Comment by btown

1 day ago

Via the incident page:

> Environment variables marked as "sensitive" in Vercel are stored in a manner that prevents them from being read, and we currently do not have evidence that those values were accessed. However, if any of your environment variables contain secrets (API keys, tokens, database credentials, signing keys) that were not marked as sensitive, those values should be treated as potentially exposed and rotated as a priority.

https://vercel.com/kb/bulletin/vercel-april-2026-security-in... as of 4:22p ET

The “sensitive” toggle is off by default.
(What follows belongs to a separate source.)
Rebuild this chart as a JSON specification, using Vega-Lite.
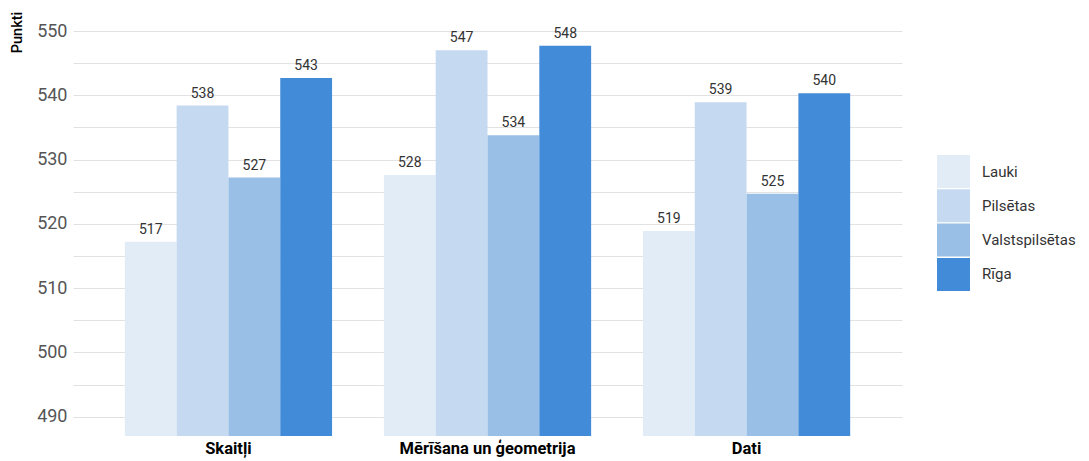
{
  "$schema": "https://vega.github.io/schema/vega-lite/v6.json",
  "autosize": {"type": "none"},
  "padding": {"left": 73, "top": 31, "right": 187, "bottom": 25},
  "width": 829,
  "height": 405,
  "background": "white",
  "config": {
    "font": "Roboto",
    "view": {"stroke": null}
  },
  "data": {
    "values": [
      {"joma": "Skaitļi", "grupa": "Lauki", "punkti": 517.2},
      {"joma": "Skaitļi", "grupa": "Pilsētas", "punkti": 538.4},
      {"joma": "Skaitļi", "grupa": "Valstspilsētas", "punkti": 527.2},
      {"joma": "Skaitļi", "grupa": "Rīga", "punkti": 542.7},
      {"joma": "Mērīšana un ģeometrija", "grupa": "Lauki", "punkti": 527.6},
      {"joma": "Mērīšana un ģeometrija", "grupa": "Pilsētas", "punkti": 547.0},
      {"joma": "Mērīšana un ģeometrija", "grupa": "Valstspilsētas", "punkti": 533.8},
      {"joma": "Mērīšana un ģeometrija", "grupa": "Rīga", "punkti": 547.7},
      {"joma": "Dati", "grupa": "Lauki", "punkti": 518.9},
      {"joma": "Dati", "grupa": "Pilsētas", "punkti": 538.9},
      {"joma": "Dati", "grupa": "Valstspilsētas", "punkti": 524.7},
      {"joma": "Dati", "grupa": "Rīga", "punkti": 540.3}
    ]
  },
  "encoding": {
    "x": {
      "field": "joma", "type": "nominal",
      "sort": ["Skaitļi", "Mērīšana un ģeometrija", "Dati"],
      "scale": {"paddingInner": 0.2, "paddingOuter": 0.2},
      "axis": {
        "title": null, "labelAngle": 0, "domain": false, "ticks": false,
        "labelFontSize": 16.5, "labelFontWeight": "bold", "labelColor": "#000000",
        "labelPadding": 4, "labelBaseline": "top", "labelLimit": 0
      }
    },
    "xOffset": {
      "field": "grupa", "type": "nominal",
      "sort": ["Lauki", "Pilsētas", "Valstspilsētas", "Rīga"]
    },
    "y": {
      "field": "punkti", "type": "quantitative",
      "scale": {"domain": [487, 550], "nice": false, "zero": false, "clamp": true},
      "axis": {
        "title": "Punkti", "titleAngle": -90, "titleX": -56, "titleY": 1,
        "titleAlign": "center", "titleBaseline": "middle",
        "titleFontSize": 14.5, "titleFontWeight": 500, "titleColor": "#000000",
        "values": [490, 495, 500, 505, 510, 515, 520, 525, 530, 535, 540, 545, 550],
        "labelExpr": "datum.value % 10 === 0 ? datum.label : ''",
        "domain": false, "ticks": false, "labelPadding": 6,
        "labelFontSize": 18, "labelColor": "#555555",
        "gridColor": "#e2e2e2", "gridWidth": 1
      }
    }
  },
  "layer": [
    {
      "mark": {"type": "bar"},
      "encoding": {
        "color": {
          "field": "grupa", "type": "nominal",
          "sort": ["Lauki", "Pilsētas", "Valstspilsētas", "Rīga"],
          "scale": {
            "domain": ["Lauki", "Pilsētas", "Valstspilsētas", "Rīga"],
            "range": ["#e1ecf7", "#c5d9f1", "#99bfe6", "#428bd8"]
          },
          "legend": {
            "title": null, "orient": "none", "legendX": 864, "legendY": 124,
            "symbolType": "square", "symbolSize": 1089, "symbolStrokeWidth": 0,
            "rowPadding": 1.3, "labelFontSize": 15, "labelColor": "#333333",
            "labelOffset": 12, "labelLimit": 0
          }
        }
      }
    },
    {
      "mark": {"type": "text", "baseline": "bottom", "dy": -5, "fontSize": 14, "color": "#333333"},
      "encoding": {
        "text": {"field": "punkti", "type": "quantitative", "format": ".0f"}
      }
    }
  ]
}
I’m curious about the rationale, what's the benefit of this default for users and/or Vercel?

https://vercel.com/docs/environment-variables/sensitive-envi...

  • Sensitive environment variables are environment variables whose values are non-readable once created.

    So they are harder to introspect and review once set.

    It’s probably good practice to put non-secret-material in non-sensitive variables.

    (Pure speculation, I’ve never used Vercel)

    • I have used Vercel though prefer other hosts.

      There are cases where I want env variables to be considered non-secure and fine to be read later, I have one in a current project that defines the email address used as the From address for automated emails for example.

      In my opinion the lack of security should be opt-in rather than opt-out though. Meaning it should be considered secure by default with an option to make it readable.

How does the app read the variable if it can't be read after you input it? Or do they mean you can't view it after providing the variable value to the UI?

  • They mean the latter. Very unclear how that translates to meaningful security.

    • You could have a meaningful wall between administrative/deployment interface backends and the customer server backends - only the latter get access to services that have the private keys to decrypt the at-rest storage of secure variables, and this may be fully isolated to different control planes. So it becomes write-but-not-read.

      But that's just a bare-minimum defense-in-depth. The fact that an attacker was able to access the insecure variables, and likely the names of secure variables, is still horrifying.